WRITTEN PROBLEM: Go through the entries and transcribe each one exactly, dropping the pictures.

(Stored data entries)
* * *

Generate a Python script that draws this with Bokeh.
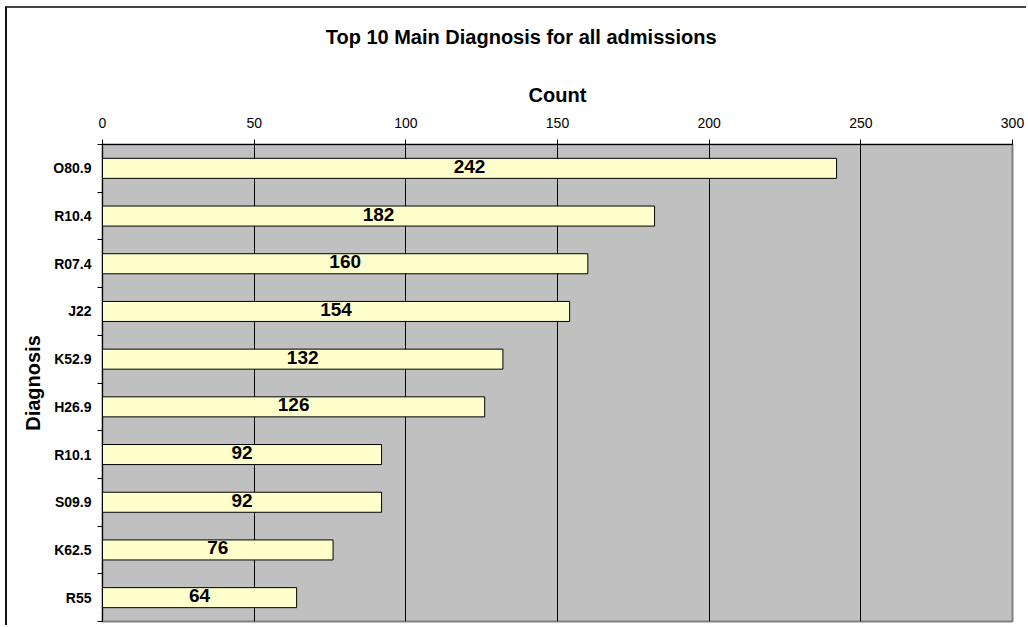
from bokeh.plotting import figure
from bokeh.models import Range1d, FixedTicker, ColumnDataSource, LinearAxis
from bokeh.embed import file_html
from bokeh.resources import INLINE
from bokeh.core.properties import value

# Top 10 main diagnoses, counted over all admissions
diagnoses = ["O80.9", "R10.4", "R07.4", "J22", "K52.9", "H26.9", "R10.1", "S09.9", "K62.5", "R55"]
counts = [242, 182, 160, 154, 132, 126, 92, 92, 76, 64]
count_ticks = [0, 50, 100, 150, 200, 250, 300]
chart_title = "Top 10 Main Diagnosis for all admissions"

FONT = "Liberation Sans"

n = len(diagnoses)
rows = list(range(1, n + 1))
boundaries = [i + 0.5 for i in range(0, n + 1)]

source = ColumnDataSource(dict(
    diag=diagnoses,
    count=counts,
    row=rows,
    mid=[c / 2 for c in counts],
    label=[str(c) for c in counts],
))

# chart area framed by a thin border on its top and left edges
p = figure(
    width=1021, height=619,
    output_backend="svg", toolbar_location=None,
    x_range=Range1d(0, 300), y_range=Range1d(n + 0.5, 0.5),
    x_axis_location="above",
    min_border_left=95, min_border_right=16,
    min_border_top=136, min_border_bottom=6,
    background_fill_color="#C0C0C0",
    border_fill_color="white",
    margin=(6, 0, 0, 5),
    styles={"border-left": "2px solid #111111", "border-top": "2px solid #444444"},
)

# plot area border
p.outline_line_color = "#808080"
p.outline_line_width = 2

# count axis on top
xa = p.xaxis[0]
xa.ticker = FixedTicker(ticks=count_ticks)
xa.axis_label = "Count"
xa.axis_label_text_font = FONT
xa.axis_label_text_font_size = "20px"
xa.axis_label_text_font_style = "bold"
xa.axis_label_text_color = "black"
xa.axis_label_standoff = 9
xa.major_label_text_font = FONT
xa.major_label_text_font_size = "14px"
xa.major_label_text_color = "black"
xa.major_label_standoff = 12
xa.major_tick_out = 5
xa.major_tick_in = 0
xa.minor_tick_out = 0
xa.minor_tick_in = 0
xa.axis_line_color = "black"
xa.major_tick_line_color = "black"

# chart title, carried by a bare axis stacked above the count axis
TITLE_AT = 138
title_axis = LinearAxis(
    ticker=FixedTicker(ticks=[TITLE_AT]),
    major_label_overrides={TITLE_AT: chart_title},
    major_label_text_font=FONT,
    major_label_text_font_size="20px",
    major_label_text_font_style="bold",
    major_label_text_color="black",
    major_label_standoff=33,
    axis_line_color=None,
    major_tick_line_color=None,
    minor_tick_line_color=None,
    major_tick_out=0, major_tick_in=0,
    minor_tick_out=0, minor_tick_in=0,
)
p.add_layout(title_axis, "above")

# diagnosis axis on the left, ticks between categories
ya = p.yaxis[0]
ya.ticker = FixedTicker(ticks=rows, minor_ticks=boundaries)
ya.major_label_overrides = {r: d for r, d in zip(rows, diagnoses)}
ya.axis_label = "Diagnosis"
ya.axis_label_text_font = FONT
ya.axis_label_text_font_size = "20px"
ya.axis_label_text_font_style = "bold"
ya.axis_label_text_color = "black"
ya.axis_label_standoff = 6
ya.major_label_text_font = FONT
ya.major_label_text_font_size = "14px"
ya.major_label_text_font_style = "bold"
ya.major_label_text_color = "black"
ya.major_label_standoff = 6
ya.major_tick_out = 0
ya.major_tick_in = 0
ya.minor_tick_out = 5
ya.minor_tick_in = 0
ya.minor_tick_line_color = "black"
ya.axis_line_color = "black"

# vertical grid lines only
p.xgrid.ticker = FixedTicker(ticks=count_ticks)
p.xgrid.grid_line_color = "black"
p.xgrid.grid_line_width = 1
p.ygrid.visible = False

p.hbar(y="row", left=0, right="count", height=0.42, source=source,
       fill_color="#FFFFCC", line_color="black", line_width=1)

p.text(x="mid", y="row", text="label", source=source,
       text_align="center", text_baseline="middle", y_offset=-2,
       text_font=value(FONT), text_font_size="19px", text_font_style="bold",
       text_color="black")

open("out.html", "w").write(file_html(p, INLINE))
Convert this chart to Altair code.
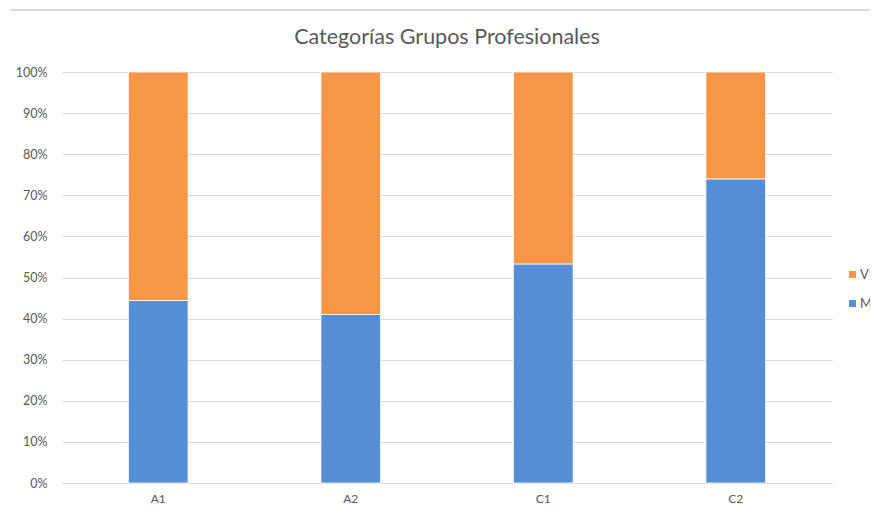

* * *

COMPLETED EXERCISE:
Generate a Python script that draws this with Bokeh.
from bokeh.plotting import figure
from bokeh.models import Range1d, FixedTicker, ColumnDataSource, LinearAxis
from bokeh.embed import file_html
from bokeh.resources import INLINE
from bokeh.core.properties import value

# Top 10 main diagnoses, counted over all admissions
diagnoses = ["O80.9", "R10.4", "R07.4", "J22", "K52.9", "H26.9", "R10.1", "S09.9", "K62.5", "R55"]
counts = [242, 182, 160, 154, 132, 126, 92, 92, 76, 64]
count_ticks = [0, 50, 100, 150, 200, 250, 300]
chart_title = "Top 10 Main Diagnosis for all admissions"

FONT = "Liberation Sans"

n = len(diagnoses)
rows = list(range(1, n + 1))
boundaries = [i + 0.5 for i in range(0, n + 1)]

source = ColumnDataSource(dict(
    diag=diagnoses,
    count=counts,
    row=rows,
    mid=[c / 2 for c in counts],
    label=[str(c) for c in counts],
))

# chart area framed by a thin border on its top and left edges
p = figure(
    width=1021, height=619,
    output_backend="svg", toolbar_location=None,
    x_range=Range1d(0, 300), y_range=Range1d(n + 0.5, 0.5),
    x_axis_location="above",
    min_border_left=95, min_border_right=16,
    min_border_top=136, min_border_bottom=6,
    background_fill_color="#C0C0C0",
    border_fill_color="white",
    margin=(6, 0, 0, 5),
    styles={"border-left": "2px solid #111111", "border-top": "2px solid #444444"},
)

# plot area border
p.outline_line_color = "#808080"
p.outline_line_width = 2

# count axis on top
xa = p.xaxis[0]
xa.ticker = FixedTicker(ticks=count_ticks)
xa.axis_label = "Count"
xa.axis_label_text_font = FONT
xa.axis_label_text_font_size = "20px"
xa.axis_label_text_font_style = "bold"
xa.axis_label_text_color = "black"
xa.axis_label_standoff = 9
xa.major_label_text_font = FONT
xa.major_label_text_font_size = "14px"
xa.major_label_text_color = "black"
xa.major_label_standoff = 12
xa.major_tick_out = 5
xa.major_tick_in = 0
xa.minor_tick_out = 0
xa.minor_tick_in = 0
xa.axis_line_color = "black"
xa.major_tick_line_color = "black"

# chart title, carried by a bare axis stacked above the count axis
TITLE_AT = 138
title_axis = LinearAxis(
    ticker=FixedTicker(ticks=[TITLE_AT]),
    major_label_overrides={TITLE_AT: chart_title},
    major_label_text_font=FONT,
    major_label_text_font_size="20px",
    major_label_text_font_style="bold",
    major_label_text_color="black",
    major_label_standoff=33,
    axis_line_color=None,
    major_tick_line_color=None,
    minor_tick_line_color=None,
    major_tick_out=0, major_tick_in=0,
    minor_tick_out=0, minor_tick_in=0,
)
p.add_layout(title_axis, "above")

# diagnosis axis on the left, ticks between categories
ya = p.yaxis[0]
ya.ticker = FixedTicker(ticks=rows, minor_ticks=boundaries)
ya.major_label_overrides = {r: d for r, d in zip(rows, diagnoses)}
ya.axis_label = "Diagnosis"
ya.axis_label_text_font = FONT
ya.axis_label_text_font_size = "20px"
ya.axis_label_text_font_style = "bold"
ya.axis_label_text_color = "black"
ya.axis_label_standoff = 6
ya.major_label_text_font = FONT
ya.major_label_text_font_size = "14px"
ya.major_label_text_font_style = "bold"
ya.major_label_text_color = "black"
ya.major_label_standoff = 6
ya.major_tick_out = 0
ya.major_tick_in = 0
ya.minor_tick_out = 5
ya.minor_tick_in = 0
ya.minor_tick_line_color = "black"
ya.axis_line_color = "black"

# vertical grid lines only
p.xgrid.ticker = FixedTicker(ticks=count_ticks)
p.xgrid.grid_line_color = "black"
p.xgrid.grid_line_width = 1
p.ygrid.visible = False

p.hbar(y="row", left=0, right="count", height=0.42, source=source,
       fill_color="#FFFFCC", line_color="black", line_width=1)

p.text(x="mid", y="row", text="label", source=source,
       text_align="center", text_baseline="middle", y_offset=-2,
       text_font=value(FONT), text_font_size="19px", text_font_style="bold",
       text_color="black")

open("out.html", "w").write(file_html(p, INLINE))
Convert this chart to Altair code.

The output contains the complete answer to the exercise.